Set exercise: Starting at the line containing "Give me the D3.js source for this chart." and ending at the line containing "per unit env", reproduce each line exactly as written, with both end lines included and all pictures omitted.

Data to process:

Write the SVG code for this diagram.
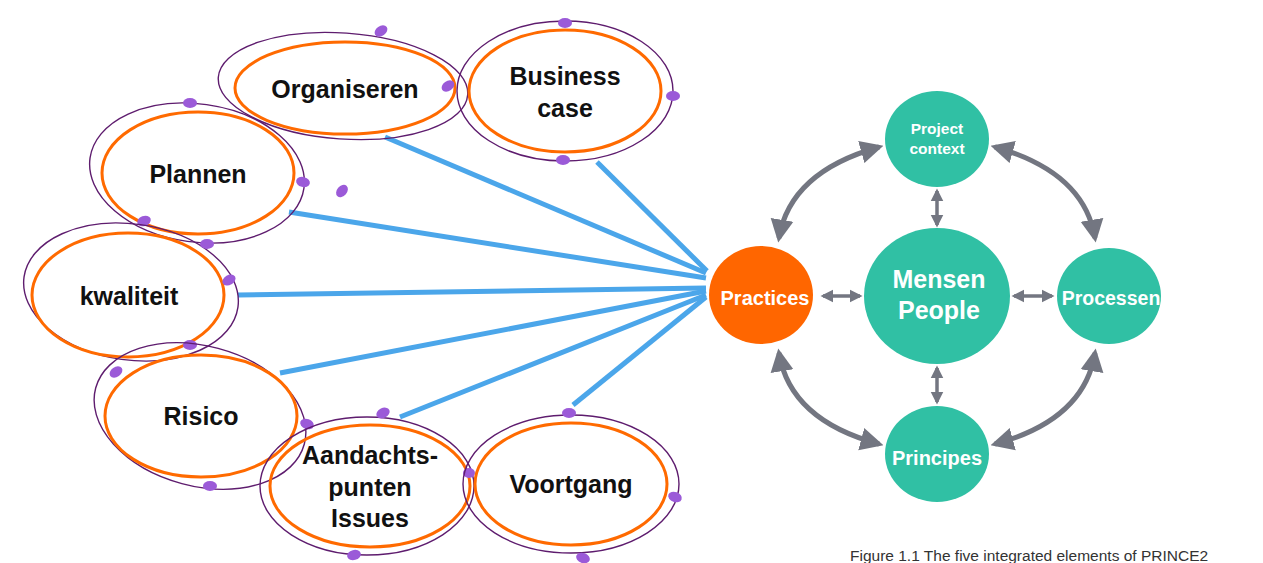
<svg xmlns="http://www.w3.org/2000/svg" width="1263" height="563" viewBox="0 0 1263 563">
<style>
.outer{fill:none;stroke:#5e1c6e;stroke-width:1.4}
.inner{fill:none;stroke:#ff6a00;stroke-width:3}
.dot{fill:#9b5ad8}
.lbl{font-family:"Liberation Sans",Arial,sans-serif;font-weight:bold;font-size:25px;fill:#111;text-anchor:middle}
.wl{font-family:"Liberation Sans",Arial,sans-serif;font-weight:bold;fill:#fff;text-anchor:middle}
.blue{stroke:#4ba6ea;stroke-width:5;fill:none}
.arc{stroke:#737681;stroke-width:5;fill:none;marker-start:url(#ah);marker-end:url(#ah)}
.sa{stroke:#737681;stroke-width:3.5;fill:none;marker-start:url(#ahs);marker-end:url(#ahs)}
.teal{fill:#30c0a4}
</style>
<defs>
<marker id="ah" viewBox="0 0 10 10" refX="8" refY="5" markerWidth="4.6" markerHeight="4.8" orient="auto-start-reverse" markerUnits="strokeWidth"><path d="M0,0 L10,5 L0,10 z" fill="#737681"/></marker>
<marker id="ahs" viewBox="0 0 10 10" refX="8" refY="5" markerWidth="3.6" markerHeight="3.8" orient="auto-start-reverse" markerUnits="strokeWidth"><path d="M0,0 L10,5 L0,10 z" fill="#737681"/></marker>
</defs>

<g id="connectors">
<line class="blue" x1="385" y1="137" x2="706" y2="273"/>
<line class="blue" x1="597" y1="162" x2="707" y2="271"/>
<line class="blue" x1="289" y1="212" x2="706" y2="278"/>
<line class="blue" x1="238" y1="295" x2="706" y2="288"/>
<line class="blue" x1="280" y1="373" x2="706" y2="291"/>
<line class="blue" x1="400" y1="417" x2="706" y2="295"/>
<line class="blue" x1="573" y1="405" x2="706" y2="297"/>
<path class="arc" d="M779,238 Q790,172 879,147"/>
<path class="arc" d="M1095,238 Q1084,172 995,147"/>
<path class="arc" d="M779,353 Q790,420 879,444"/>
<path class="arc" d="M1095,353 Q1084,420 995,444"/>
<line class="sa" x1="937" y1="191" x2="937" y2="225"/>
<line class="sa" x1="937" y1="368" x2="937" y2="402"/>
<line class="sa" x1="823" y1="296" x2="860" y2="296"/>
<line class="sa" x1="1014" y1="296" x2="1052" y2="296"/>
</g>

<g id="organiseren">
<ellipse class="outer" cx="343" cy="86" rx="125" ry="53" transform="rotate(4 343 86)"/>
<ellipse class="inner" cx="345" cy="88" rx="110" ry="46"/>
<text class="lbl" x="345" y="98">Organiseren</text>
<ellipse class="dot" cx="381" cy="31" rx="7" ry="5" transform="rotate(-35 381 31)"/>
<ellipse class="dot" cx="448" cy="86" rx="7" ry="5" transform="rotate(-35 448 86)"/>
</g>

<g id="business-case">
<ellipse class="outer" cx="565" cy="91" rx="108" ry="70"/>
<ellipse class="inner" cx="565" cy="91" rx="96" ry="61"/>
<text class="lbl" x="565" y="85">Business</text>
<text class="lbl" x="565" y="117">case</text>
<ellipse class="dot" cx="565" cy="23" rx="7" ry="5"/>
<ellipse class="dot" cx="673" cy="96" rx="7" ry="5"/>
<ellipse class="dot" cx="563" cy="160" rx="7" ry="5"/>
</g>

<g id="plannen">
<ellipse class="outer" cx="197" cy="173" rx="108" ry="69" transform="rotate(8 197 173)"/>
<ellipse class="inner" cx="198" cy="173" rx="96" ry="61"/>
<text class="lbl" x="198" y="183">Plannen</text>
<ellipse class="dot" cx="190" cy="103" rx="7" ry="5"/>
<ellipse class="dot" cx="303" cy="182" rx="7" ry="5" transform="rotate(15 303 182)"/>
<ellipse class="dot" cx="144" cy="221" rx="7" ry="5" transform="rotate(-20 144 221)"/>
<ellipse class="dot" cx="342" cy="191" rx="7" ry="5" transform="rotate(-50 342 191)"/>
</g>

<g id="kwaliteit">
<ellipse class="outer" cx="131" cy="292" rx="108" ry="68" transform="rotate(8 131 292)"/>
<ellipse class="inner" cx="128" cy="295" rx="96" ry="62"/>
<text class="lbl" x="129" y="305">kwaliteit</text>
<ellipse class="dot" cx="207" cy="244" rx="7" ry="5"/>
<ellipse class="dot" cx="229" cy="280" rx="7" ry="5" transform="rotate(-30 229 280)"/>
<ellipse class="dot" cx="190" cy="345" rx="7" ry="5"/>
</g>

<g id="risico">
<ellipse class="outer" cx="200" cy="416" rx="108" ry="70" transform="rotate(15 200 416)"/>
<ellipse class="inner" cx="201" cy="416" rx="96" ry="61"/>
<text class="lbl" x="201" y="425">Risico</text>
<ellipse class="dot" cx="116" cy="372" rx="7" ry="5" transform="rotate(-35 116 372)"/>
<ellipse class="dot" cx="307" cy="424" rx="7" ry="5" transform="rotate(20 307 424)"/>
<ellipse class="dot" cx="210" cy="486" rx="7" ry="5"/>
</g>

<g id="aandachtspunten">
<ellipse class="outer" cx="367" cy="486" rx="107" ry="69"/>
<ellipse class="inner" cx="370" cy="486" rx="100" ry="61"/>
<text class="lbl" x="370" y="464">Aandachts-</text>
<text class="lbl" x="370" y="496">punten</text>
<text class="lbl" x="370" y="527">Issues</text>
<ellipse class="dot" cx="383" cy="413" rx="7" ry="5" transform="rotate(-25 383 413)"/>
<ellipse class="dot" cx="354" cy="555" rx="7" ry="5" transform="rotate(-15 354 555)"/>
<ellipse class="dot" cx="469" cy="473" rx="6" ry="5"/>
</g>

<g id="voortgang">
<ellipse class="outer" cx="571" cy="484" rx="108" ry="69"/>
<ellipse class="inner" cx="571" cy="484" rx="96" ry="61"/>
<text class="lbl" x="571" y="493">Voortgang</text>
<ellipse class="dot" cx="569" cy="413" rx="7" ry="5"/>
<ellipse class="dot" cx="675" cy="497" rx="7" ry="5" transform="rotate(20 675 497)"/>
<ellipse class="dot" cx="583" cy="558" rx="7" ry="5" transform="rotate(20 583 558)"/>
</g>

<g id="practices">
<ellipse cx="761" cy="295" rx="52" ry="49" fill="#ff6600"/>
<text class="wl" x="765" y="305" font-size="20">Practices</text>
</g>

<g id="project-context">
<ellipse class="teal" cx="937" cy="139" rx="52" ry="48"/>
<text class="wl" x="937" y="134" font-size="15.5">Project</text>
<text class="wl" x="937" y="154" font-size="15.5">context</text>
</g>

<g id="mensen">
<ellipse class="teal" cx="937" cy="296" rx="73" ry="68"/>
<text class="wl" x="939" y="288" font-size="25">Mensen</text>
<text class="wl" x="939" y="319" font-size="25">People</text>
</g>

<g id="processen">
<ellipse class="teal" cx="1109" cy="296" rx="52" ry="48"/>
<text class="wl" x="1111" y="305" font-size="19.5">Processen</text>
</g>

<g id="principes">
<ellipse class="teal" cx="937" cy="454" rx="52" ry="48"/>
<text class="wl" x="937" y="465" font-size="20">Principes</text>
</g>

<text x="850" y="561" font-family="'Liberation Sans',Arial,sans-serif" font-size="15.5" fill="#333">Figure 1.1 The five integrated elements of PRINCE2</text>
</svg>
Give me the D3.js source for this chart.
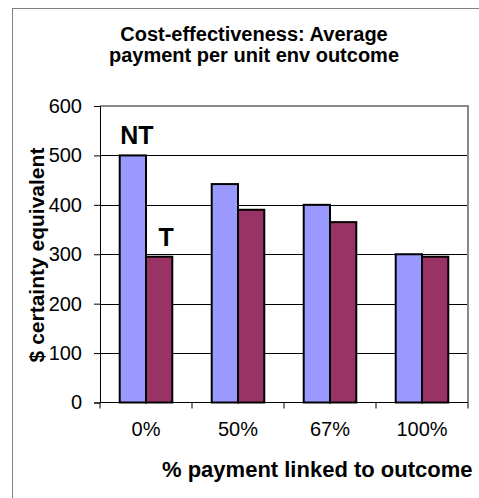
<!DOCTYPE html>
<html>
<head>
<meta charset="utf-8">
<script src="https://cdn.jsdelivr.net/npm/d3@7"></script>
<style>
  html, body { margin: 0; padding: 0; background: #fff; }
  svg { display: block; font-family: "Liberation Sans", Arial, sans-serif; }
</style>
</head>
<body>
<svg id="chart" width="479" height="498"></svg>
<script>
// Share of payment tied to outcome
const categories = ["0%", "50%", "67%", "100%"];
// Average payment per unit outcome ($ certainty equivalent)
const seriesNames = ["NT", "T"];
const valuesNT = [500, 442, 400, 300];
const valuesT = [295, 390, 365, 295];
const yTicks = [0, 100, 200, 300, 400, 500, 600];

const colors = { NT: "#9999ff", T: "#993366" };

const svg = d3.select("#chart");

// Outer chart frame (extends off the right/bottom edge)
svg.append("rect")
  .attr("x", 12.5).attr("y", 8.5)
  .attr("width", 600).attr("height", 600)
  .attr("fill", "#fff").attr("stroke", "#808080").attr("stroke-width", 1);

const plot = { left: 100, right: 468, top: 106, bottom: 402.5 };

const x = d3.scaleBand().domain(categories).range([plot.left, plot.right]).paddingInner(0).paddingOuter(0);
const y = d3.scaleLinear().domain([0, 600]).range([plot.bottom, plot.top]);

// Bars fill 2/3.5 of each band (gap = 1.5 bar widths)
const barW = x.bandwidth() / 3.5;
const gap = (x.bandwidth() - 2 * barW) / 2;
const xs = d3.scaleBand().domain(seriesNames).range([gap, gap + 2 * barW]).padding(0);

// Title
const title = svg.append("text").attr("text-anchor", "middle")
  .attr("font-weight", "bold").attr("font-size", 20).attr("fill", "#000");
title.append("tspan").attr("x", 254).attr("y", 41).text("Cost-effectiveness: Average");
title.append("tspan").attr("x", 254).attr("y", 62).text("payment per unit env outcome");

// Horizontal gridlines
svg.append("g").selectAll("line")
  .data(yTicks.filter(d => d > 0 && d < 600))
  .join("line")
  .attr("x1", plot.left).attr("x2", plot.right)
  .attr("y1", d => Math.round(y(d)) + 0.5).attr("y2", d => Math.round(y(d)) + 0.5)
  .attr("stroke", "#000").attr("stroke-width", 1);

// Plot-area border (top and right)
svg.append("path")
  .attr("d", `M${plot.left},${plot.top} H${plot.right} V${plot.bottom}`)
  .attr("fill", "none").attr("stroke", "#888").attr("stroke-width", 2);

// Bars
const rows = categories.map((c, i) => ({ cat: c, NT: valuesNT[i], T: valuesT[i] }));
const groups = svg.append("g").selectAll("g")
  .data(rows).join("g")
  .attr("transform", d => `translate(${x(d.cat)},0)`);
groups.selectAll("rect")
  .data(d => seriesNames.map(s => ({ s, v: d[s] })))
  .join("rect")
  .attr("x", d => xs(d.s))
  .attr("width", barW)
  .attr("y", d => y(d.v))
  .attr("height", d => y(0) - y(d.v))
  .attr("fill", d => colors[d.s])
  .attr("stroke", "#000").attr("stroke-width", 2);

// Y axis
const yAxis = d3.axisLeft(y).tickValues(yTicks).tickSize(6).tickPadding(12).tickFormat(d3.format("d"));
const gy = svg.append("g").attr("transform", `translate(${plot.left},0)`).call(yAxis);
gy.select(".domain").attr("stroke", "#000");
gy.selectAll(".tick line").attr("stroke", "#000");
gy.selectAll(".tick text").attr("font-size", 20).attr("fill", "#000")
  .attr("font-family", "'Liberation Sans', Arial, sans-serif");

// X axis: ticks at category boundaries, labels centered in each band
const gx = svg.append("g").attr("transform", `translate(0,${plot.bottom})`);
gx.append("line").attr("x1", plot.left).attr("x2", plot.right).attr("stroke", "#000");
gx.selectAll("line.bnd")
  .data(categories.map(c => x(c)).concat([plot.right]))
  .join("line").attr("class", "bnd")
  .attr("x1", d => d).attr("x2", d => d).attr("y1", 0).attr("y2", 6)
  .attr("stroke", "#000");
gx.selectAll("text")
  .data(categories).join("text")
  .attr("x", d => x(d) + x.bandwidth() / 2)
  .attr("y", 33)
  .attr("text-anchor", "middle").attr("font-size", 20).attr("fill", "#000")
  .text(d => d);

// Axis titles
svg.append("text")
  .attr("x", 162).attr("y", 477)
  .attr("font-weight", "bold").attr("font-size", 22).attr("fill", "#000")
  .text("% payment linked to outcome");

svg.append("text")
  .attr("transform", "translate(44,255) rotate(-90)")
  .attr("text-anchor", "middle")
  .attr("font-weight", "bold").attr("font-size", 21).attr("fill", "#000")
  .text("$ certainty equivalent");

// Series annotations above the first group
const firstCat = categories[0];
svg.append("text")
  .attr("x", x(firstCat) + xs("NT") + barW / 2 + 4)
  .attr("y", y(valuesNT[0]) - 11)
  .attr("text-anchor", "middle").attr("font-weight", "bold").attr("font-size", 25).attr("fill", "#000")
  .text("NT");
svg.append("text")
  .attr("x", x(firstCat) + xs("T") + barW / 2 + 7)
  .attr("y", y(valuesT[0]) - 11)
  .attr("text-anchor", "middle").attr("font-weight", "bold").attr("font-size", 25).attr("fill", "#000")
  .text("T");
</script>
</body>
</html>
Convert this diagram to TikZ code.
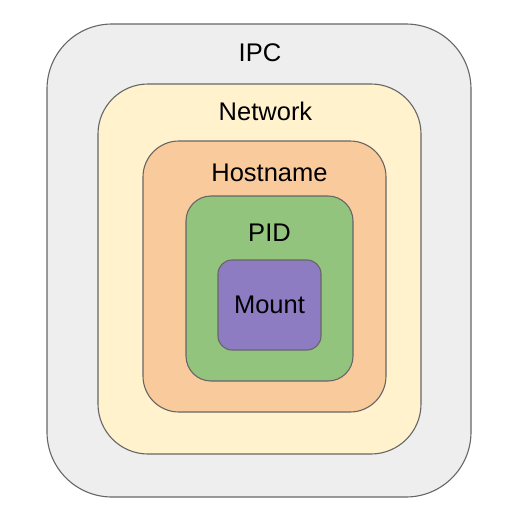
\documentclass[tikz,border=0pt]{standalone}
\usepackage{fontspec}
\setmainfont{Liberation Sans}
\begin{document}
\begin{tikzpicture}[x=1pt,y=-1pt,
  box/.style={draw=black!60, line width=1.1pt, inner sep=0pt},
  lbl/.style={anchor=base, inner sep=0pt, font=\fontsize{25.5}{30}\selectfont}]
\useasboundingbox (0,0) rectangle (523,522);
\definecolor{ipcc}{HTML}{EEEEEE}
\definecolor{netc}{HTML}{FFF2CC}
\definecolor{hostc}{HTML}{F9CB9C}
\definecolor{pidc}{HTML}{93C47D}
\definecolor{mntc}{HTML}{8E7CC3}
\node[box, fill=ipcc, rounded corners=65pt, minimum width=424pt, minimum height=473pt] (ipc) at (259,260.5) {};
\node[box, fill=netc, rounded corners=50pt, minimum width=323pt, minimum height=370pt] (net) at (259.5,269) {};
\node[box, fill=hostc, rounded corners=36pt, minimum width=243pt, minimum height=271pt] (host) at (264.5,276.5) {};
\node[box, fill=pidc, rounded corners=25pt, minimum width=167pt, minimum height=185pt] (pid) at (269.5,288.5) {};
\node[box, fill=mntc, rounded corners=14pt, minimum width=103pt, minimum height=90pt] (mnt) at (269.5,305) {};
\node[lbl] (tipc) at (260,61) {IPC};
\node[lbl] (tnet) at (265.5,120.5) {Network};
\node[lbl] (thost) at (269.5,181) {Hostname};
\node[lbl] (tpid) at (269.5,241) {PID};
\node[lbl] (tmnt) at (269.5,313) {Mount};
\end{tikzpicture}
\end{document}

Exercise response:
Give me the D3.js source for this chart.
<!DOCTYPE html>
<html>
<head>
<meta charset="utf-8">
<script src="https://cdn.jsdelivr.net/npm/d3@7"></script>
<style>
  html, body { margin: 0; padding: 0; background: #fff; }
  svg { display: block; font-family: "Liberation Sans", Arial, sans-serif; }
</style>
</head>
<body>
<svg id="chart" width="479" height="498"></svg>
<script>
// Share of payment tied to outcome
const categories = ["0%", "50%", "67%", "100%"];
// Average payment per unit outcome ($ certainty equivalent)
const seriesNames = ["NT", "T"];
const valuesNT = [500, 442, 400, 300];
const valuesT = [295, 390, 365, 295];
const yTicks = [0, 100, 200, 300, 400, 500, 600];

const colors = { NT: "#9999ff", T: "#993366" };

const svg = d3.select("#chart");

// Outer chart frame (extends off the right/bottom edge)
svg.append("rect")
  .attr("x", 12.5).attr("y", 8.5)
  .attr("width", 600).attr("height", 600)
  .attr("fill", "#fff").attr("stroke", "#808080").attr("stroke-width", 1);

const plot = { left: 100, right: 468, top: 106, bottom: 402.5 };

const x = d3.scaleBand().domain(categories).range([plot.left, plot.right]).paddingInner(0).paddingOuter(0);
const y = d3.scaleLinear().domain([0, 600]).range([plot.bottom, plot.top]);

// Bars fill 2/3.5 of each band (gap = 1.5 bar widths)
const barW = x.bandwidth() / 3.5;
const gap = (x.bandwidth() - 2 * barW) / 2;
const xs = d3.scaleBand().domain(seriesNames).range([gap, gap + 2 * barW]).padding(0);

// Title
const title = svg.append("text").attr("text-anchor", "middle")
  .attr("font-weight", "bold").attr("font-size", 20).attr("fill", "#000");
title.append("tspan").attr("x", 254).attr("y", 41).text("Cost-effectiveness: Average");
title.append("tspan").attr("x", 254).attr("y", 62).text("payment per unit env outcome");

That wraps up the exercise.